Gold Panning, Rockhounding, and Fossil Collecting

Gold Panning

Photo of a pan being used to pan for gold.In most cases, stream-bed (placer) gold does not exist in sufficient quantity to constitute economically recoverable deposits. Usually no more than a few cents worth of gold can be panned in an hour; however, there's always a chance of finding a stray nugget or odd pocket of finer gold.

 Recreational panning for gold in most stream beds is allowed. Special permission, permits, or fees are not required as long as significant stream disturbance does not occur and when only a small hand shovel or trowel and a pan are used. In-stream sluices and suction dredges are NOT allowed.

Contact the District Ranger office to be sure the stream is on national forest land. The district office can also give you information on road access and road conditions. Some forest areas are easily accessible by family autos while others may be inaccessible, or accessible only by four-wheel drive vehicles. Some roads close seasonally and remote areas may only be accessible by foot. You can find information on seasonal road closures on our Motor Vehicle Use Maps.

Rock Hounding

Photo of people looking for rocks.A "rock hound" is any amateur who hunts and collects rocks and minerals as a hobby. Within the Chattahoochee-Oconee National Forests, rock hounds may find a wide variety of sedimentary, metamorphic, and igneous rock types, along with many individual minerals.  Recreational rockhounding may take place at areas where minerals are loose and free on the surface.

Before selecting a site, rock hounds should check with the District Ranger offices to determine the following:

  • The location is on National Forest land.
  • Rock hounding is permitted in the area.

Special permission, permits, or fees are not required to take a handful of rock, mineral, or petrified wood specimens from the surface of National Forest lands for personal use. You can collect a specimen if you can see all or part of it exposed on the surface of the ground. You can remove up to 6 inches of soil immediately around the specimen you are collecting. Do not dig so much as to cause significant surface disturbance that leads to damage of natural resources. You may collect reasonable amounts of specimens. Generally, a reasonable amount is up to 10 pounds. You can only collect specimens for personal use and non-commercial gain. Commercial use involves any trading, bartering, or selling of rocks and minerals from National Forest system lands.

Rock hounding must not be confused with commercial mineral activities which are governed by mining and mineral leasing laws. No mechanical equipment may be used and any collection must not conflict with existing mineral permits, leases, claims, or sales.

You can purchase maps of the Chattahoochee-Oconee National Forests on line at your convenience. The best sources of information on minerals are State Geological Survey offices, university geology departments and libraries, mineralogical societies, and rock hounding/lapidary clubs.

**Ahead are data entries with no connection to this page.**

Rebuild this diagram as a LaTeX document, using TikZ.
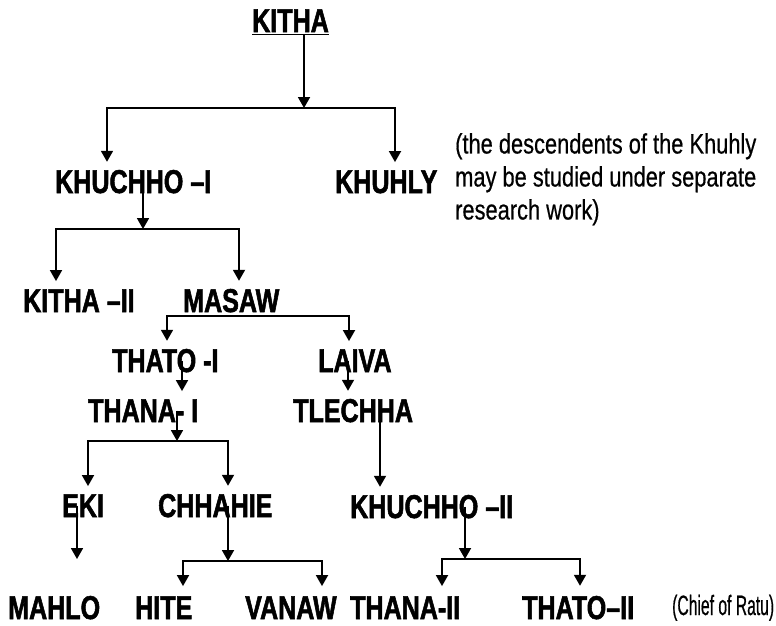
\documentclass[tikz,border=0pt]{standalone}
\usepackage{fontspec}
\setmainfont{Liberation Sans}
\newfontfamily\namefont{Liberation Sans}[FakeStretch=0.76,FakeBold=1.6]
\newfontfamily\notefont{Liberation Sans}[FakeStretch=0.78,FakeBold=0.5]
\newfontfamily\chieffont{Liberation Sans}[FakeStretch=0.56,FakeBold=0.5]
\usetikzlibrary{arrows.meta,calc}
\tikzset{
  nm/.style={font=\namefont\bfseries\fontsize{33}{34}\selectfont,
    inner xsep=0pt,inner ysep=8pt,anchor=base west},
  lastnm/.style={nm,inner ysep=4pt},
  note/.style={font=\notefont\fontsize{28}{33}\selectfont,align=left,
    anchor=north west,inner sep=0pt},
  chief/.style={font=\chieffont\fontsize{28}{30}\selectfont,inner sep=0pt,anchor=base west},
  bar/.style={line width=1.8pt},
  arr/.style={-{Triangle[width=12pt,length=11pt]},line width=1.8pt},
}
\begin{document}
\begin{tikzpicture}[x=1pt,y=-1pt]
  \useasboundingbox (0,0) rectangle (776,625);
  % names of the line
  \node[nm] (kitha) at (252,32) {KITHA};
  \node[nm] (khuI) at (55,193) {KHUCHHO –I};
  \node[nm] (khuhly) at (335,193) {KHUHLY};
  \node[nm] (kithaII) at (23,312) {KITHA –II};
  \node[nm] (masaw) at (183,312) {MASAW};
  \node[nm] (thatoI) at (112,372) {THATO -I};
  \node[nm] (laiva) at (318,372) {LAIVA};
  \node[nm] (thanaI) at (88,422) {THANA- I};
  \node[nm] (tlechha) at (293,422) {TLECHHA};
  \node[nm] (eki) at (62,517) {EKI};
  \node[nm] (chhahie) at (158,517) {CHHAHIE};
  \node[nm] (khuII) at (350,518) {KHUCHHO –II};
  \node[lastnm] (mahlo) at (8,619) {MAHLO};
  \node[lastnm] (hite) at (135,619) {HITE};
  \node[lastnm] (vanaw) at (245,619) {VANAW};
  \node[lastnm] (thanaII) at (350,619) {THANA-II};
  \node[lastnm] (thatoII) at (522,619) {THATO–II};
  \node[chief] (ratu) at (672,615) {(Chief of Ratu)};
  \node[note] (khnote) at (455,133) {(the descendents of the Khuhly\\may be studied under separate\\research work)};
  \draw[bar] ([yshift=-2.5pt]kitha.base west) -- ([yshift=-2.5pt]kitha.base east); % underline

  % junctions and bar ends
  \coordinate (j1) at (304,108); \coordinate (k1a) at (107,108); \coordinate (k1b) at (395,108);
  \coordinate (j2) at (143,229); \coordinate (k2a) at (56,229);  \coordinate (k2b) at (239,229);
  \coordinate (j3) at (233,316); \coordinate (k3a) at (167,316); \coordinate (k3b) at (349,316);
  \coordinate (j4) at (177,441); \coordinate (k4a) at (88,441);  \coordinate (k4b) at (228,441);
  \coordinate (j5) at (228,561); \coordinate (k5a) at (183,561); \coordinate (k5b) at (322,561);
  \coordinate (j6) at (465,559); \coordinate (k6a) at (442,559); \coordinate (k6b) at (580,559);
  % single descents
  \coordinate (s1) at (182,390); \coordinate (s2) at (348,390);
  \coordinate (s3) at (380,483); \coordinate (s4) at (77,559);

  \draw[arr] ([yshift=-3pt]kitha.base -| j1) -- (j1);
  \draw[arr] (j1) -| (k1a |- khuI.north);
  \draw[arr] (j1) -| (k1b |- khuhly.north);

  \draw[arr] (khuI.center -| j2) -- (j2);
  \draw[arr] (j2) -| (k2a |- kithaII.north);
  \draw[arr] (j2) -| (k2b |- masaw.north);

  \draw[arr] (j3) -| (k3a |- thatoI.north);
  \draw[arr] (j3) -| (k3b |- laiva.north);

  \draw[arr] (thatoI.center -| s1) -- (s1 |- thanaI.north);
  \draw[arr] (laiva.center -| s2) -- (s2 |- tlechha.north);

  \draw[arr] (thanaI.center -| j4) -- (j4);
  \draw[arr] (j4) -| (k4a |- eki.north);
  \draw[arr] (j4) -| (k4b |- chhahie.north);

  \draw[arr] (tlechha.center -| s3) -- (s3 |- khuII.north);
  \draw[arr] (eki.center -| s4) -- (s4);

  \draw[arr] (chhahie.center -| j5) -- (j5);
  \draw[arr,shorten >=6pt] (j5) -| (k5a |- hite.north);
  \draw[arr,shorten >=6pt] (j5) -| (k5b |- vanaw.north);

  \draw[arr] (khuII.center -| j6) -- (j6);
  \draw[arr,shorten >=6pt] (j6) -| (k6a |- thanaII.north);
  \draw[arr,shorten >=6pt] (j6) -| (k6b |- thatoII.north);
\end{tikzpicture}
\end{document}
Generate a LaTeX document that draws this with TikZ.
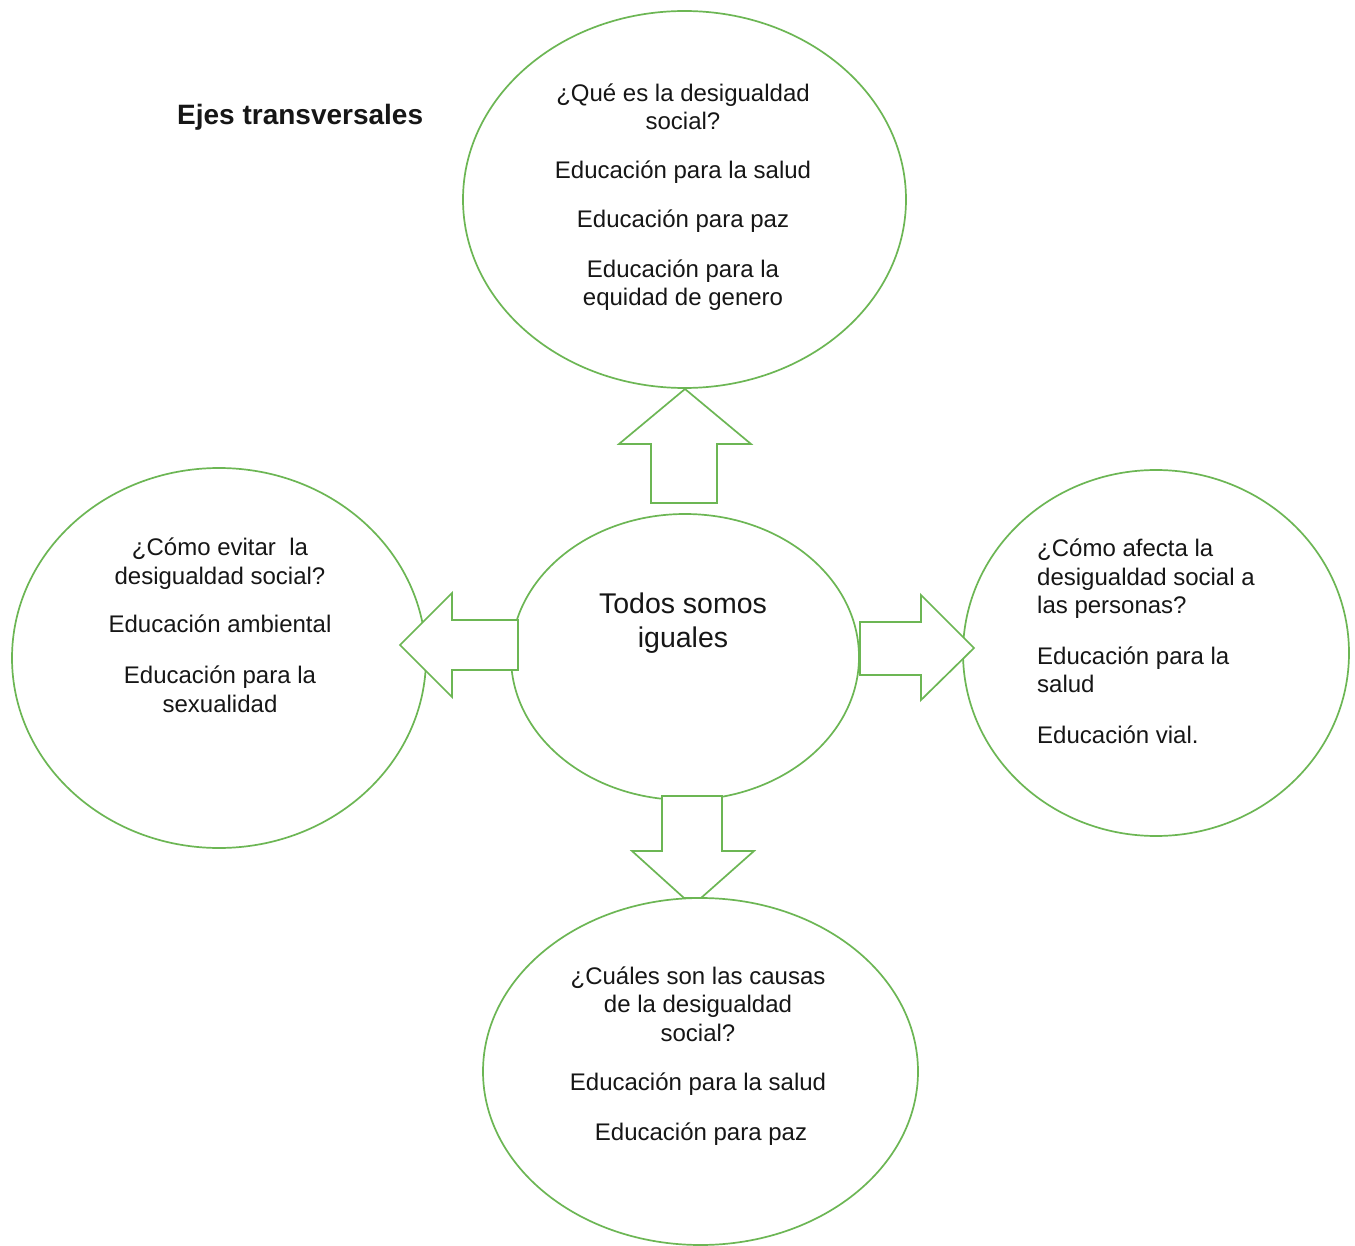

Causing ground disturbance or collecting minerals for commercial gain without a permit is punishable by fines and potential restoration costs.

Can I take some fossils home from the national forests in Georgia?

Yes, you can take a few fossil rocks home, provided:

  • you are not in a designated Wilderness area
  • you are collecting for non-commercial purposes (such as hobby, recreational, or educational purposes)
  • you do not create significant ground disturbance, and
  • you are not using any mechanized equipment

Fossil collecting for commercial purposes is not allowed.